What is required ▸ Give again, word for word, the lines below that run from the line with "Write a Python" through the line with "import matplotlib.pyplot as plt". Drop the pictures.

Data for processing ▸
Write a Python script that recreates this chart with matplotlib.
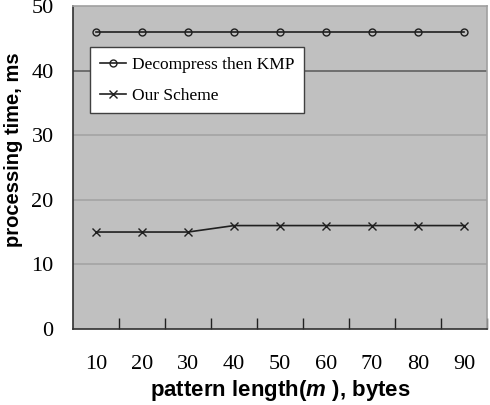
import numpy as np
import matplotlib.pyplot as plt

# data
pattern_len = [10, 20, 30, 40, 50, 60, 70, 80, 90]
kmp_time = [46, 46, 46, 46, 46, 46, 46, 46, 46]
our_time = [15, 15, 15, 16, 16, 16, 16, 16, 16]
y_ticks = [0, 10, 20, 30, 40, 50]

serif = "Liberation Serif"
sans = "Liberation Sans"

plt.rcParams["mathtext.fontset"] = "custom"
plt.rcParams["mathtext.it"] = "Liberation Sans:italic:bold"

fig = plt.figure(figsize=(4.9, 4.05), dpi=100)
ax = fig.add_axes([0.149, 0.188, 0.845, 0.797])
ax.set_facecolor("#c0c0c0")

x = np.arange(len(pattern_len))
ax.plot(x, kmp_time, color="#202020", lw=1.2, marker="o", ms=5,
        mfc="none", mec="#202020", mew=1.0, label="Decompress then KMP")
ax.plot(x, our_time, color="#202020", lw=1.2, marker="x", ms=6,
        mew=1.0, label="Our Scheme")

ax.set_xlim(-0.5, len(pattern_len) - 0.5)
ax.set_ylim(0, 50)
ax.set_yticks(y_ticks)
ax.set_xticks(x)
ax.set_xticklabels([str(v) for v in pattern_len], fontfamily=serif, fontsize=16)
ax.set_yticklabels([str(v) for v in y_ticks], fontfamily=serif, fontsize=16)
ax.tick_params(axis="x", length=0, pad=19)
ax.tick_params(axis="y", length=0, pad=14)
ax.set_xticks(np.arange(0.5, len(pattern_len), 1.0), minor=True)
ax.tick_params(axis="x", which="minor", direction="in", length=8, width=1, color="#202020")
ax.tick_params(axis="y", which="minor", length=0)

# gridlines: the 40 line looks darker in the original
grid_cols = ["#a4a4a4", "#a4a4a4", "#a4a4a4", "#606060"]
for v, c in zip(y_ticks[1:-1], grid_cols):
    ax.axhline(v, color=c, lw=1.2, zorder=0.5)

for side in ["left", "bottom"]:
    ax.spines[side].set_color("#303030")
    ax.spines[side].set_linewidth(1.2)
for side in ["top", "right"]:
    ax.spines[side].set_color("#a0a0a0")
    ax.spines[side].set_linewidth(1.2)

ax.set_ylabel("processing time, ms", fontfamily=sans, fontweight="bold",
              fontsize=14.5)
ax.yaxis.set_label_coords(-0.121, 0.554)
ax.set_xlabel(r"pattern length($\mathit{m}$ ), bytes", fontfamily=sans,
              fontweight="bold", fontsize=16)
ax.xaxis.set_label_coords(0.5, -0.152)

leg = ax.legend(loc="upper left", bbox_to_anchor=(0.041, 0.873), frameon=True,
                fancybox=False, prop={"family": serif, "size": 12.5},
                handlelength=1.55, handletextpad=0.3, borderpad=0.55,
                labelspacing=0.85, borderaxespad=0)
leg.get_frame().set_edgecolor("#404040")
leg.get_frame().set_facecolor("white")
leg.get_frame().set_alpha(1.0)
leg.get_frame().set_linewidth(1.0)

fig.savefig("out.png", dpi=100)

--

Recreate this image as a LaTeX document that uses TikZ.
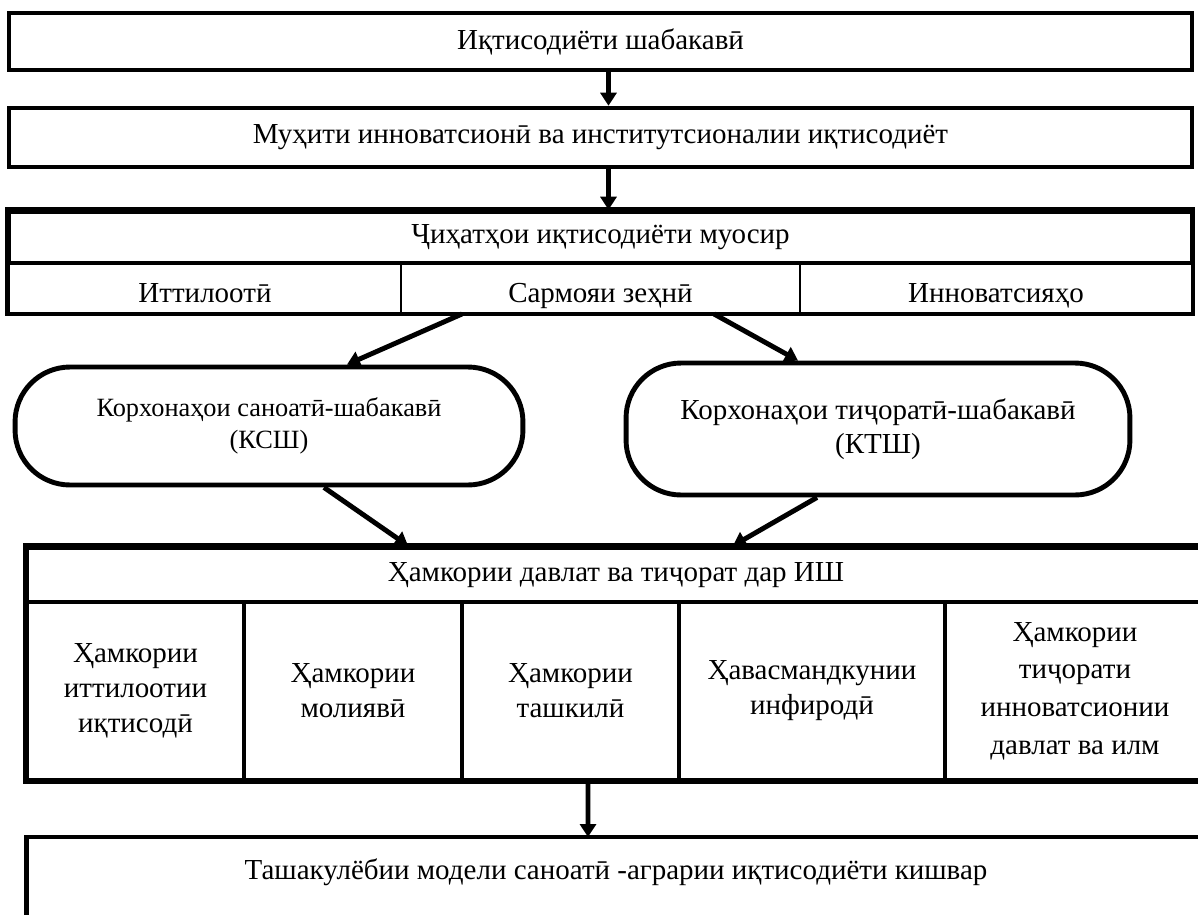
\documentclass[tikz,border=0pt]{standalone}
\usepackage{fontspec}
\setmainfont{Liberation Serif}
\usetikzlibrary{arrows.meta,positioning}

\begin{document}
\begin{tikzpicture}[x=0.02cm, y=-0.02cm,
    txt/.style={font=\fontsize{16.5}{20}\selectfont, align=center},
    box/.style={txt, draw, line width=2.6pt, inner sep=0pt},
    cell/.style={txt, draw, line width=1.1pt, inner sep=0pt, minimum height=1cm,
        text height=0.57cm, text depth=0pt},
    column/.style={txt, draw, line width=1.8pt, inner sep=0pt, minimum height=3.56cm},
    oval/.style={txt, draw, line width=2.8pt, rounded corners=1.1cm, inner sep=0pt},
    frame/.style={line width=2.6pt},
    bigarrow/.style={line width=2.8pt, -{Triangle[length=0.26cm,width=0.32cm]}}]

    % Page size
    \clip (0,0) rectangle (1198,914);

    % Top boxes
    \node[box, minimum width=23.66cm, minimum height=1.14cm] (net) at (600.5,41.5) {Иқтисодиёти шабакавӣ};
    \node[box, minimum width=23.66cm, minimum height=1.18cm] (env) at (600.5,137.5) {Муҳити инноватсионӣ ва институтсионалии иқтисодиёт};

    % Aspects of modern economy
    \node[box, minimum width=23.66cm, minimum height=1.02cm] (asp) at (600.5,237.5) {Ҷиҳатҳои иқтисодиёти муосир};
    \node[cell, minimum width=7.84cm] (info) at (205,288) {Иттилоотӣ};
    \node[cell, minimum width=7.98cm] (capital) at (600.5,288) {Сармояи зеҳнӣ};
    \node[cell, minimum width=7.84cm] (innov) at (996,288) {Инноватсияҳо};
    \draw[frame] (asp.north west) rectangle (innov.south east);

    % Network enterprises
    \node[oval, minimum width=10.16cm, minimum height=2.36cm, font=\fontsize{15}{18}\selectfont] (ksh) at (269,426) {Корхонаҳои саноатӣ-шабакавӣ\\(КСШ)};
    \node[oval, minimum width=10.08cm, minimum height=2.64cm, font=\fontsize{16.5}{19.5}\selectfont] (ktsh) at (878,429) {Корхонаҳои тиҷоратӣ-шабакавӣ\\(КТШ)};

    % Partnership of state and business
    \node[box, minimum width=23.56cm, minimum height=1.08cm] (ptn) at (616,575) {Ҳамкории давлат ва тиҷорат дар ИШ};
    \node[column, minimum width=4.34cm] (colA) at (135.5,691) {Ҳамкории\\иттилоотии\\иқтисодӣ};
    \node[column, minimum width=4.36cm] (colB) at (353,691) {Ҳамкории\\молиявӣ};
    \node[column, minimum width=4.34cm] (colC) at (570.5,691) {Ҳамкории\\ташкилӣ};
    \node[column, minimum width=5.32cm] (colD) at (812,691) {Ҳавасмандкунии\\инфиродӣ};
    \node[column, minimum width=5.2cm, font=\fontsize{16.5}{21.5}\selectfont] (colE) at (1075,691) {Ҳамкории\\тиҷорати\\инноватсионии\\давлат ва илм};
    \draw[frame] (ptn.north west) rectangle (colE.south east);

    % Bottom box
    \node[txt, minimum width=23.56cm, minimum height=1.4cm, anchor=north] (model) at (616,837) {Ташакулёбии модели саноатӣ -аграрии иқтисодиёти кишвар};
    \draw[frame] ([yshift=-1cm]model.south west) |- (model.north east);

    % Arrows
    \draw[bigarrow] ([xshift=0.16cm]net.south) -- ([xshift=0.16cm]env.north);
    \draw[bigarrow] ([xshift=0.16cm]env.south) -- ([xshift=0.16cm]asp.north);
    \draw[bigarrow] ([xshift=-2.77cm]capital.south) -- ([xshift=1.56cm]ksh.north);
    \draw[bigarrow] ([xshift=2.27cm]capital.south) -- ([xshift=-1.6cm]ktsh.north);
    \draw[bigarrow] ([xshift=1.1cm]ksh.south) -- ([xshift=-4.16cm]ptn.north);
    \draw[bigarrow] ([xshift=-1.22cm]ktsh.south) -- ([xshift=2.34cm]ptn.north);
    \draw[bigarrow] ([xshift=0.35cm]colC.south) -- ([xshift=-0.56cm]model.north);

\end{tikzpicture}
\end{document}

Task result ▸
Write a Python script that recreates this chart with matplotlib.
import numpy as np
import matplotlib.pyplot as plt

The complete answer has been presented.